Maximus Peto’s Commentary
This group reports that T cells in mild Parkinson’s disease patients have “strikingly reduced markers of replicative senescence in the CD8+ population…whilst expression of activation markers (CD28) was increased”. I wonder what this might suggest about the ultimate cause of Parkinson’s.
Abnormalities of age-related T cell senescence in Parkinson’s disease.
J Neuroinflammation. 2018 May 28;15(1):166.
Williams-Gray CH, Wijeyekoon RS, Scott KM, Hayat S, Barker RA, Jones JL
PubMed publication date (edat): 5/29/2018
A wealth of evidence implicates both central and peripheral immune changes as contributing to the pathogenesis of Parkinson’s disease (PD). It is critical to better understand this aspect of PD given that it is a tractable target for disease-modifying therapy. Age-related changes are known to occur in the immune system (immunosenescence) and might be of particular relevance in PD given that its prevalence rises with increasing age. We therefore sought to investigate this with respect to T cell replicative senescence, a key immune component of human ageing.
Peripheral blood mononuclear cells were extracted from blood samples from 41 patients with mild PD (Hoehn and Yahr stages 1-2, mean (SD) disease duration 4.3 (1.2) years) and 41 age- and gender-matched controls. Immunophenotyping was performed with flow cytometry using markers of T lymphocyte activation and senescence (CD3, CD4, CD8, HLA-DR, CD38, CD28, CCR7, CD45RA, CD57, CD31). Cytomegalovirus (CMV) serology was measured given its proposed relevance in driving T cell senescence.
Markers of replicative senescence in the CD8+ population were strikingly reduced in PD cases versus controls (reduced CD57 expression (p = 0.005), reduced percentage of ‘late differentiated’ CD57loCD28hi cells (p = 0.007) and ‘TEMRA’ cells (p = 0.042)), whilst expression of activation markers (CD28) was increased (p = 0.005). This was not driven by differences in CMV seropositivity. No significant changes were observed in the CD4 population.

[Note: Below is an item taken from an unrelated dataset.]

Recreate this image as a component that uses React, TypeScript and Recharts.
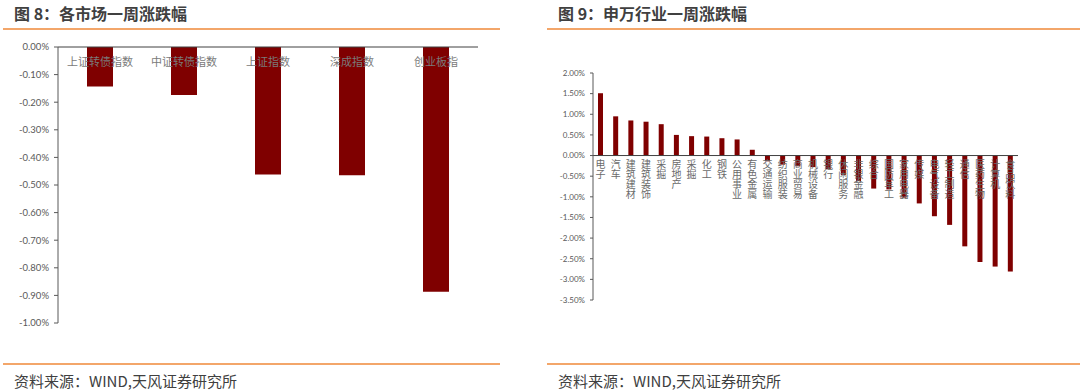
import { Bar, BarChart, LabelList, ReferenceLine, XAxis, YAxis } from "recharts";

// 图 8：各市场一周涨跌幅 (%)
const marketNames = ["上证转债指数", "中证转债指数", "上证指数", "深成指数", "创业板指"];
const marketChange = [-0.143, -0.174, -0.462, -0.465, -0.887];
const marketTicks = [0, -0.1, -0.2, -0.3, -0.4, -0.5, -0.6, -0.7, -0.8, -0.9, -1.0];

// 图 9：申万行业一周涨跌幅 (%)
const industryNames = [
  "电子", "汽车", "建筑建材", "建筑装饰", "采掘", "房地产", "采掘", "化工", "钢铁",
  "公用事业", "有色金属", "交通运输", "纺织服装", "商业贸易", "机械设备", "银行",
  "休闲服务", "非银金融", "综合", "国防军工", "家用电器", "传媒", "电气设备",
  "轻工制造", "通信", "医药生物", "计算机", "食品饮料",
];
const industryChange = [
  1.51, 0.95, 0.85, 0.82, 0.76, 0.5, 0.47, 0.46, 0.42, 0.39, 0.14, -0.14, -0.22,
  -0.26, -0.28, -0.33, -0.47, -0.62, -0.8, -0.82, -1.02, -1.16, -1.47, -1.68,
  -2.2, -2.58, -2.69, -2.81,
];
const industryTicks = [2, 1.5, 1, 0.5, 0, -0.5, -1, -1.5, -2, -2.5, -3, -3.5];

const BAR_RED = "#7f0000";
const ORANGE = "#f3a66a";
const CJK = "'Noto Sans CJK SC', 'Noto Sans', sans-serif";
const NUM = "Lato, 'Noto Sans', sans-serif";

const pct = (v: number) => `${v.toFixed(2)}%`;

const marketData = marketNames.map((name, i) => ({ name, value: marketChange[i] }));
const industryData = industryNames.map((name, i) => ({ name, value: industryChange[i] }));

function box(props: any) {
  const vb = props.viewBox ?? props;
  const { x, y, width, height } = vb;
  return {
    cx: x + width / 2,
    top: Math.min(y, y + height),
    bottom: Math.max(y, y + height),
  };
}

// category label sits just under the zero line, over the bars
function MarketLabel(props: any) {
  const { cx, top } = box(props);
  return (
    <text x={cx} y={top + 19} textAnchor="middle" fontSize={11} fontFamily={CJK} fill="#7a7a7a">
      {props.value}
    </text>
  );
}

// vertical labels, one character per line, hanging from the zero line
function IndustryLabel(props: any) {
  const { cx, top, bottom } = box(props);
  const base = industryChange[props.index] >= 0 ? bottom : top;
  return (
    <text
      x={cx}
      y={base + 4}
      fontSize={10}
      fontFamily={CJK}
      fill="#6a6a6a"
      style={{ writingMode: "vertical-rl" }}
    >
      {props.value}
    </text>
  );
}

const line = (left: number, top: number, width: number) => (
  <div style={{ position: "absolute", left, top, width, height: 2, background: ORANGE }} />
);

const title = (left: number, text: string) => (
  <div
    style={{
      position: "absolute",
      left,
      top: 3,
      fontSize: 16,
      lineHeight: "20px",
      fontWeight: 700,
      color: "#404040",
      fontFamily: CJK,
      whiteSpace: "nowrap",
    }}
  >
    {text}
  </div>
);

const source = (left: number) => (
  <div
    style={{
      position: "absolute",
      left,
      top: 371,
      fontSize: 15,
      lineHeight: "20px",
      color: "#404040",
      fontFamily: CJK,
      whiteSpace: "nowrap",
    }}
  >
    资料来源：WIND,天风证券研究所
  </div>
);

export default function App() {
  return (
    <div
      style={{
        position: "absolute",
        left: 0,
        top: 0,
        width: 1080,
        height: 391,
        background: "#fff",
        overflow: "hidden",
      }}
    >
      {title(14, "图 8：各市场一周涨跌幅")}
      {title(558, "图 9：申万行业一周涨跌幅")}
      {line(3, 28, 497)}
      {line(547, 28, 533)}

      <div style={{ position: "absolute", left: 0, top: 0 }}>
        <BarChart
          width={540}
          height={391}
          data={marketData}
          margin={{ top: 47, right: 62, bottom: 68, left: 0 }}
        >
          <XAxis dataKey="name" hide />
          <YAxis
            domain={[-1, 0]}
            ticks={marketTicks}
            interval={0}
            tickFormatter={pct}
            width={58}
            tickSize={4}
            tickMargin={5}
            axisLine={{ stroke: "#595959" }}
            tickLine={{ stroke: "#595959" }}
            tick={{ fontSize: 9.5, fill: "#595959", fontFamily: NUM }}
          />
          <ReferenceLine y={0} stroke="#404040" />
          <Bar dataKey="value" fill={BAR_RED} barSize={26} isAnimationActive={false}>
            <LabelList dataKey="name" content={MarketLabel} />
          </Bar>
        </BarChart>
      </div>

      <div style={{ position: "absolute", left: 540, top: 0 }}>
        <BarChart
          width={540}
          height={391}
          data={industryData}
          margin={{ top: 73, right: 62, bottom: 91, left: 0 }}
        >
          <XAxis dataKey="name" hide />
          <YAxis
            domain={[-3.5, 2]}
            ticks={industryTicks}
            interval={0}
            tickFormatter={pct}
            width={53}
            tickSize={3}
            tickMargin={5}
            axisLine={{ stroke: "#595959" }}
            tickLine={{ stroke: "#595959" }}
            tick={{ fontSize: 8, fill: "#595959", fontFamily: NUM }}
          />
          <ReferenceLine y={0} stroke="#404040" />
          <Bar dataKey="value" fill={BAR_RED} barSize={5} isAnimationActive={false}>
            <LabelList dataKey="name" content={IndustryLabel} />
          </Bar>
        </BarChart>
      </div>

      {line(3, 363, 497)}
      {line(547, 363, 533)}
      {source(14)}
      {source(558)}
    </div>
  );
}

This study demonstrates for the first time that the peripheral immune profile in PD is distinctly atypical for an older population, with a lack of the CD8+ T cell replicative senescence which characterises normal ageing. This suggests that ‘abnormal’ immune ageing may contribute to the development of PD, and markers of T cell senescence warrant further investigation as potential biomarkers in this condition.